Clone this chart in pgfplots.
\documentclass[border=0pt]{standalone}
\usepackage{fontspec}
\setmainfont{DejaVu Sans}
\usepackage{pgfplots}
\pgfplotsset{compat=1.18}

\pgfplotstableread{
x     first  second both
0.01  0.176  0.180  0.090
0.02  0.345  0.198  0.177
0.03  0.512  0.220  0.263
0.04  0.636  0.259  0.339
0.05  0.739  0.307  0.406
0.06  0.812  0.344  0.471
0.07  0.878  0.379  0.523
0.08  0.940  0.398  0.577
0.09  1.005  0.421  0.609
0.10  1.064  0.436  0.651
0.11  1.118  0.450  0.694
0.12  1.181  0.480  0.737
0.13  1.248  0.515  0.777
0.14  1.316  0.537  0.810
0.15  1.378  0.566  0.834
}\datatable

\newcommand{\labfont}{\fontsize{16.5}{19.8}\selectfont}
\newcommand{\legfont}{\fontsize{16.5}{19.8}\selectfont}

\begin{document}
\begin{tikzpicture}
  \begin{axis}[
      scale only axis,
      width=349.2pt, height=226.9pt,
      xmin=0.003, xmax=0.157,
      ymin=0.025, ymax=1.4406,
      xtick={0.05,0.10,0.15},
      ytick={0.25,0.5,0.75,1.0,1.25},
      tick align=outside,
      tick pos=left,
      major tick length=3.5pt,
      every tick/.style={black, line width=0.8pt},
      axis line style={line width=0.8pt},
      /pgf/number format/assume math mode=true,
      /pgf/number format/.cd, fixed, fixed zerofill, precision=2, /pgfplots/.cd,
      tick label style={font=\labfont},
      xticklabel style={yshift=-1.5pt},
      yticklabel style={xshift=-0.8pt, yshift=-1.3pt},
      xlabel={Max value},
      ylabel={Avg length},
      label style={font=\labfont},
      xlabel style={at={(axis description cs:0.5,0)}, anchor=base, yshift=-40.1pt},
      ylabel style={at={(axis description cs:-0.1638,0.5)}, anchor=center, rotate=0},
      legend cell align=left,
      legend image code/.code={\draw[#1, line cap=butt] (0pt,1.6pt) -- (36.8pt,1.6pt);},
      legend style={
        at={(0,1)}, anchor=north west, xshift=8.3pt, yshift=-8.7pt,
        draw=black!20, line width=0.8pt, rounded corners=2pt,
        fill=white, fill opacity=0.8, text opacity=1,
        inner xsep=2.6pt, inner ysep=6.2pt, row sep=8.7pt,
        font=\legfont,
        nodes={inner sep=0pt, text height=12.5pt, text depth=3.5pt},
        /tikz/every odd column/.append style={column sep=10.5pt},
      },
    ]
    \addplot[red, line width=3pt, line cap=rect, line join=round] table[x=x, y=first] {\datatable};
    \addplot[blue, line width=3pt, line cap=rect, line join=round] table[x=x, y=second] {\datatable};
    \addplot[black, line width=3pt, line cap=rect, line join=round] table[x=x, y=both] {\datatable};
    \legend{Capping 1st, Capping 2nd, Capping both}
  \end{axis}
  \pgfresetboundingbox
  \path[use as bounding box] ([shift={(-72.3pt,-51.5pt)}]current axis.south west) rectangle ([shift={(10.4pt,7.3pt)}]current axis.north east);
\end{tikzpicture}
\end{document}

##############################

* Your goal: Produce an exact copy of the whole listing.

* Solution to this exercise:
Clone this chart in pgfplots.
\documentclass[border=0pt]{standalone}
\usepackage{fontspec}
\setmainfont{DejaVu Sans}
\usepackage{pgfplots}
\pgfplotsset{compat=1.18}

\pgfplotstableread{
x     first  second both
0.01  0.176  0.180  0.090
0.02  0.345  0.198  0.177
0.03  0.512  0.220  0.263
0.04  0.636  0.259  0.339
0.05  0.739  0.307  0.406
0.06  0.812  0.344  0.471
0.07  0.878  0.379  0.523
0.08  0.940  0.398  0.577
0.09  1.005  0.421  0.609
0.10  1.064  0.436  0.651
0.11  1.118  0.450  0.694
0.12  1.181  0.480  0.737
0.13  1.248  0.515  0.777
0.14  1.316  0.537  0.810
0.15  1.378  0.566  0.834
}\datatable

\newcommand{\labfont}{\fontsize{16.5}{19.8}\selectfont}
\newcommand{\legfont}{\fontsize{16.5}{19.8}\selectfont}

\begin{document}
\begin{tikzpicture}
  \begin{axis}[
      scale only axis,
      width=349.2pt, height=226.9pt,
      xmin=0.003, xmax=0.157,
      ymin=0.025, ymax=1.4406,
      xtick={0.05,0.10,0.15},
      ytick={0.25,0.5,0.75,1.0,1.25},
      tick align=outside,
      tick pos=left,
      major tick length=3.5pt,
      every tick/.style={black, line width=0.8pt},
      axis line style={line width=0.8pt},
      /pgf/number format/assume math mode=true,
      /pgf/number format/.cd, fixed, fixed zerofill, precision=2, /pgfplots/.cd,
      tick label style={font=\labfont},
      xticklabel style={yshift=-1.5pt},
      yticklabel style={xshift=-0.8pt, yshift=-1.3pt},
      xlabel={Max value},
      ylabel={Avg length},
      label style={font=\labfont},
      xlabel style={at={(axis description cs:0.5,0)}, anchor=base, yshift=-40.1pt},
      ylabel style={at={(axis description cs:-0.1638,0.5)}, anchor=center, rotate=0},
      legend cell align=left,
      legend image code/.code={\draw[#1, line cap=butt] (0pt,1.6pt) -- (36.8pt,1.6pt);},
      legend style={
        at={(0,1)}, anchor=north west, xshift=8.3pt, yshift=-8.7pt,
        draw=black!20, line width=0.8pt, rounded corners=2pt,
        fill=white, fill opacity=0.8, text opacity=1,
        inner xsep=2.6pt, inner ysep=6.2pt, row sep=8.7pt,
        font=\legfont,
        nodes={inner sep=0pt, text height=12.5pt, text depth=3.5pt},
        /tikz/every odd column/.append style={column sep=10.5pt},
      },
    ]
    \addplot[red, line width=3pt, line cap=rect, line join=round] table[x=x, y=first] {\datatable};
    \addplot[blue, line width=3pt, line cap=rect, line join=round] table[x=x, y=second] {\datatable};
    \addplot[black, line width=3pt, line cap=rect, line join=round] table[x=x, y=both] {\datatable};
    \legend{Capping 1st, Capping 2nd, Capping both}
  \end{axis}
  \pgfresetboundingbox
  \path[use as bounding box] ([shift={(-72.3pt,-51.5pt)}]current axis.south west) rectangle ([shift={(10.4pt,7.3pt)}]current axis.north east);
\end{tikzpicture}
\end{document}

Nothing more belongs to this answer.